While I’m making my rounds of citing who and what matters, allow me to state what should be obvious: Black lives matter.

Are you mad because I ended that last sentence with bold characters, and didn’t do the same for “cop car”?

If so — goodbye. You’re reading the wrong blog. We discuss larger issues here.

Cop cars are on my mind this morning because the acquittal of Baltimore police officer Edward Nero for the death of Freddie Gray while in police custody makes me think about a friend of Gray’s — 19-year-old Allen Bullock.

In response to Gray’s controversial death, Bullock smashed the windshield of a Baltimore police car.

Bullock’s subsequent arrest shouldn’t have surprised anyone since you can’t destroy a police car and expect the prosecuting attorney to give you a high-five.

Bullock’s sentencing didn’t surprise me: 12-year prison sentence, with 11 years and six months of that term being suspended; five years of probation; 400 hours of community service; mandatory GED pursuit.

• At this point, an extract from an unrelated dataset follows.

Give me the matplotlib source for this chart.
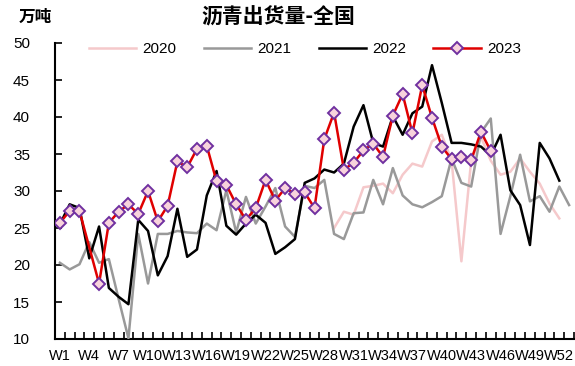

I wasn’t even surprised about the judge-ordered written letter of apology Bullock had to write to the Baltimore Police Department.

But here’s a relatively surprising realization: it’s possible that no one from the Baltimore Police Department will serve jail time for placing Freddie Gray in a police van without securing him, and driving through city streets with Gray bouncing around the cargo area as if the cops were merging the games of pinball and Mortal Kombat.

Officer Nero’s legal team was able to convince the court that although a team of officers were physically capable of subduing Gray, applying handcuffs and placing him in a truck, the same officers could not sufficiently overpower Gray to secure him to the truck, nor should Nero be held responsible for the deadly result: Gray’s severed spine.

And that takeaway brings me back to the Bullock case, where I’ve painfully concluded that Freddy Gray would have to do perform a surprising act of his own in order for his family to see justice: transform his post-mortem state into a police car.